Nokia N800 review
Is it a smartphone? Is it a UMPC? No, it’s Nokia’s N800 internet tablet. But can it find a niche to call its own?
Firstly, let’s get one thing straight: the N800 is not a mobile phone. Despite the Nokia branding and sleek silver finish there is no SIM card, you can’t make calls (not in the conventional way anyway, more on that later) and there’s no text messaging. This portable puppy is all about the web, baby.
Get connected
Beneath that razor-sharp 4in, 800×480 touchscreen is a Wi-Fi chip. Hooking up to a hotspot is a case of simply searching for a connection and tapping the one you want to connect to. Save it to your favourites and the N800 will hop on automatically whenever it’s in range and should you lose your connection, it’ll piggyback on a phone’s 3G connection via Bluetooth. One month’s free trial with The Cloud is also bundled in the box, to help test out your browsing buddy’s on the road powers.
The joy of Opera
As it happens, surfing is a pretty joyous experience. You can zoom in and out of pages with the Opera browser, and it’s quick and intuitive. Obviously, the 320Mhz processor and 128MB of RAM mean it’s not as quick as a UMPC. Some graphics-heavy sites were painfully slow to load and it also coughed and wheezed with YouTube videos. The browser doesn’t support Google Docs either, so you can’t turn it into an impromptu word processor.
Talking heads
Squirreled away in one side is the stylus, while the other houses the new pop-out webcam. Quality obviously isn’t up to much (it’s only VGA) but it does mean you can use Google Talk to hold video conferencing calls over VoIP. Skype support isn’t on-board yet, but is expected by the summer.
The brains come from two SD slots: one underneath the battery and one on the bottom behind the kickstand. Whack in a couple of hungry cards and you’ve got yourself a fully functioning PMP. The 4in screen is perfect for movies and there’s even a 3.5mm headphone jack for plugging in your Sennheisers.
With all those functions and the massive viewer, you’d be excused for thinking the N800 would run out of puff after a matter of minutes. Actually, you’ll get about three hours of prolonged use out of it. But our biggest concern is exactly who will buy one, especially at such a relatively high price.

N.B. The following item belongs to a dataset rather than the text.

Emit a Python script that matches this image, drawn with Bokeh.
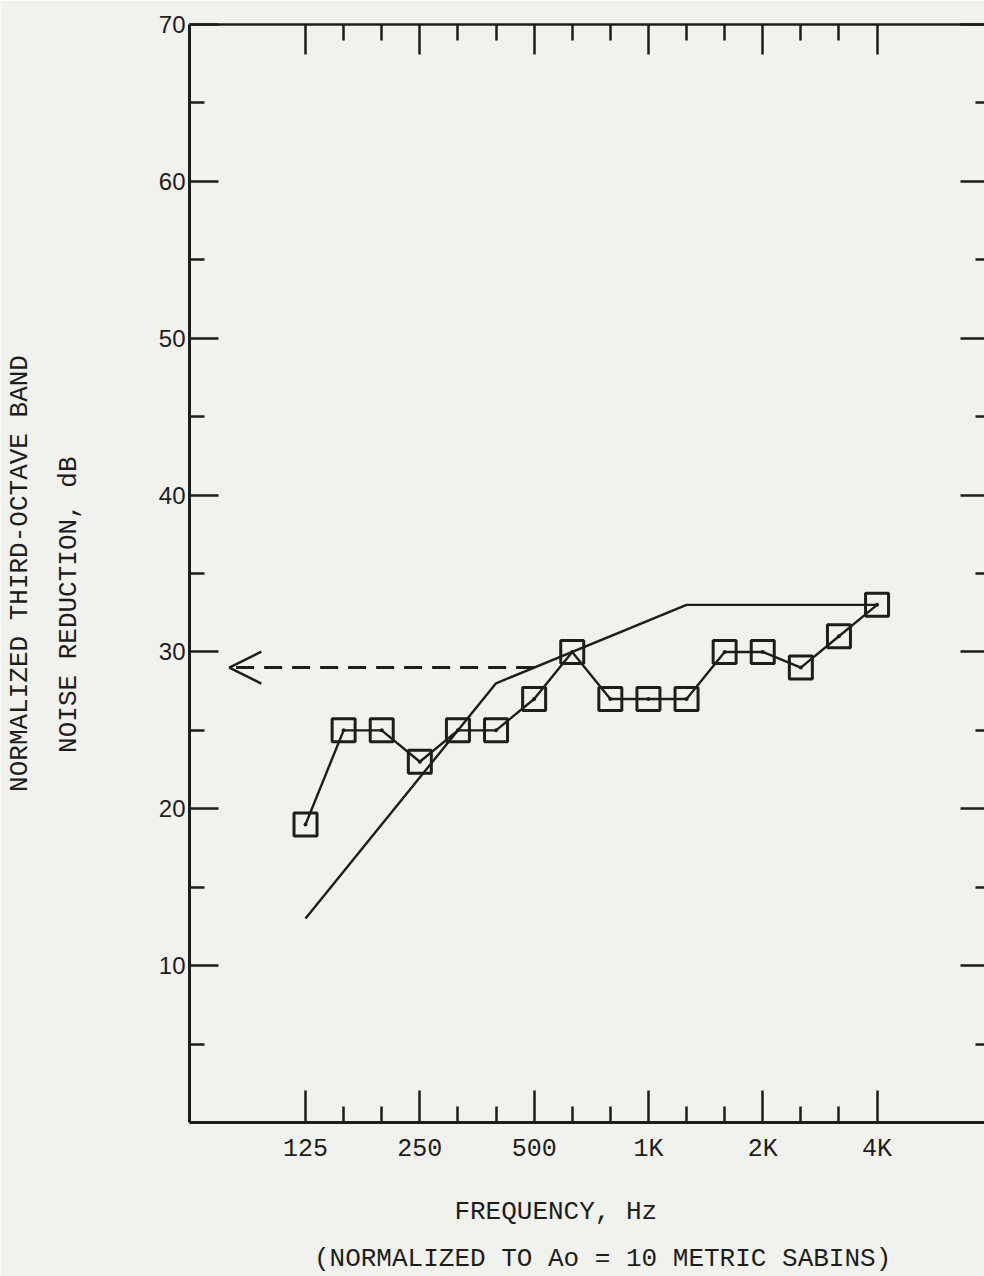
from bokeh.plotting import figure
from bokeh.models import FixedTicker, LinearAxis, Range1d, Arrow, OpenHead
from bokeh.embed import file_html
from bokeh.resources import INLINE

# ---------------- data ----------------
bands = ["125", "160", "200", "250", "315", "400", "500", "630", "800",
         "1K", "1.25K", "1.6K", "2K", "2.5K", "3.15K", "4K"]
measured_nr = [19, 25, 25, 23, 25, 25, 27, 30, 27, 27, 27, 30, 30, 29, 31, 33]
contour_bands = ["125", "400", "1.25K", "4K"]
contour_nr = [13, 28, 33, 33]
rating_band = "500"
rating_value = 29
x_tick_labels = ["125", "250", "500", "1K", "2K", "4K"]
y_tick_labels = [10, 20, 30, 40, 50, 60, 70]
y_minor = [5, 15, 25, 35, 45, 55, 65]
x_title = "FREQUENCY, Hz"
x_subtitle = "(NORMALIZED TO Ao = 10 METRIC SABINS)"
y_title_outer = "NORMALIZED THIRD-OCTAVE BAND"
y_title_inner = "NOISE REDUCTION, dB"

# ---------------- style ----------------
INK = "#1d1d1b"
BG = "#f1f1ed"
MONO = "Liberation Mono"
SANS = "Liberation Sans"
NB = "\u00a0"  # non-breaking space used to nudge centred titles

x_start, x_end = -3.045, 17.82

p = figure(width=984, height=1276, x_range=Range1d(x_start, x_end), y_range=Range1d(0, 70),
           output_backend="svg", toolbar_location=None,
           x_axis_location=None, y_axis_location=None,
           min_border_left=189, min_border_right=0, min_border_top=24, min_border_bottom=153,
           background_fill_color=BG, border_fill_color=BG, outline_line_color=None)
p.grid.visible = False

band_idx = {b: i for i, b in enumerate(bands)}
major_x = [band_idx[b] for b in x_tick_labels]
minor_x = [i for i in range(len(bands)) if i not in major_x]


def xticker():
    return FixedTicker(ticks=major_x, minor_ticks=minor_x)


def yticker():
    return FixedTicker(ticks=y_tick_labels, minor_ticks=y_minor)


tick_style = dict(major_tick_out=0, minor_tick_out=0,
                  major_tick_line_width=2.5, minor_tick_line_width=2.5,
                  major_tick_line_color=INK, minor_tick_line_color=INK)
title_style = dict(axis_label_text_font=MONO, axis_label_text_font_size="26px",
                   axis_label_text_font_style="normal", axis_label_text_color=INK)
hidden = dict(axis_line_color=None, major_tick_line_color=None, minor_tick_line_color=None,
              major_label_text_font_size="0px", major_tick_in=0, major_tick_out=0,
              minor_tick_in=0, minor_tick_out=0, major_label_standoff=0)

bottom = LinearAxis(ticker=xticker(),
                    major_label_overrides={band_idx[b]: b for b in x_tick_labels},
                    major_tick_in=32, minor_tick_in=16,
                    axis_line_width=3, axis_line_color=INK,
                    major_label_standoff=12, major_label_text_font=MONO,
                    major_label_text_font_size="25px", major_label_text_color=INK,
                    axis_label=x_title + NB * 4, axis_label_standoff=30,
                    **tick_style, **title_style)
p.add_layout(bottom, "below")
bottom2 = LinearAxis(ticker=FixedTicker(ticks=[]), axis_label=NB * 2 + x_subtitle,
                     axis_label_standoff=14, **hidden, **title_style)
p.add_layout(bottom2, "below")

top = LinearAxis(ticker=xticker(), major_label_overrides={i: "" for i in major_x},
                 major_tick_in=30, minor_tick_in=16,
                 axis_line_width=2.5, axis_line_color=INK,
                 major_label_text_font_size="1px", major_label_standoff=0, **tick_style)
p.add_layout(top, "above")

left = LinearAxis(ticker=yticker(),
                  major_tick_in=29, minor_tick_in=15,
                  axis_line_width=3, axis_line_color=INK,
                  major_label_standoff=4, major_label_text_font=SANS,
                  major_label_text_font_size="24px", major_label_text_color=INK,
                  axis_label=y_title_inner + NB * 4, axis_label_standoff=72,
                  **tick_style, **title_style)
p.add_layout(left, "left")
left2 = LinearAxis(ticker=FixedTicker(ticks=[]), axis_label=y_title_outer,
                   axis_label_standoff=16, **hidden, **title_style)
p.add_layout(left2, "left")

right = LinearAxis(ticker=yticker(), major_label_overrides={v: "" for v in y_tick_labels},
                   major_tick_in=24, minor_tick_in=9,
                   axis_line_color=None,
                   major_label_text_font_size="1px", major_label_standoff=0, **tick_style)
p.add_layout(right, "right")

# ---------------- marks ----------------
mx = [band_idx[b] for b in bands]
cx = [band_idx[b] for b in contour_bands]

p.line(cx, contour_nr, line_width=2.4, line_color=INK)
p.line(mx, measured_nr, line_width=2.4, line_color=INK)
p.scatter(mx, measured_nr, marker="square", size=23, fill_color=None,
          line_color=INK, line_width=3)
p.scatter(mx, measured_nr, marker="circle", size=4, fill_color=INK, line_color=None)

p.add_layout(Arrow(end=OpenHead(size=32, line_width=2.5, line_color=INK),
                   x_start=band_idx[rating_band], y_start=rating_value,
                   x_end=-2.0, y_end=rating_value,
                   line_width=3, line_color=INK, line_dash="18 10"))

open("out.html", "w").write(file_html(p, INLINE))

Unless you spend a lot of time in Starbucks leeching the free Wi-Fi there’s only so much use you’ll get from the N800. The addition of a SIM card slot would fix this of course, but the second you contemplate adding one, it changes the N800 from a nifty if slightly gimmicky bit of kit to an inexcusably hefty but fully-loaded smartphone. The result is an expensive but handy net navigator that seems lost in gadget limbo.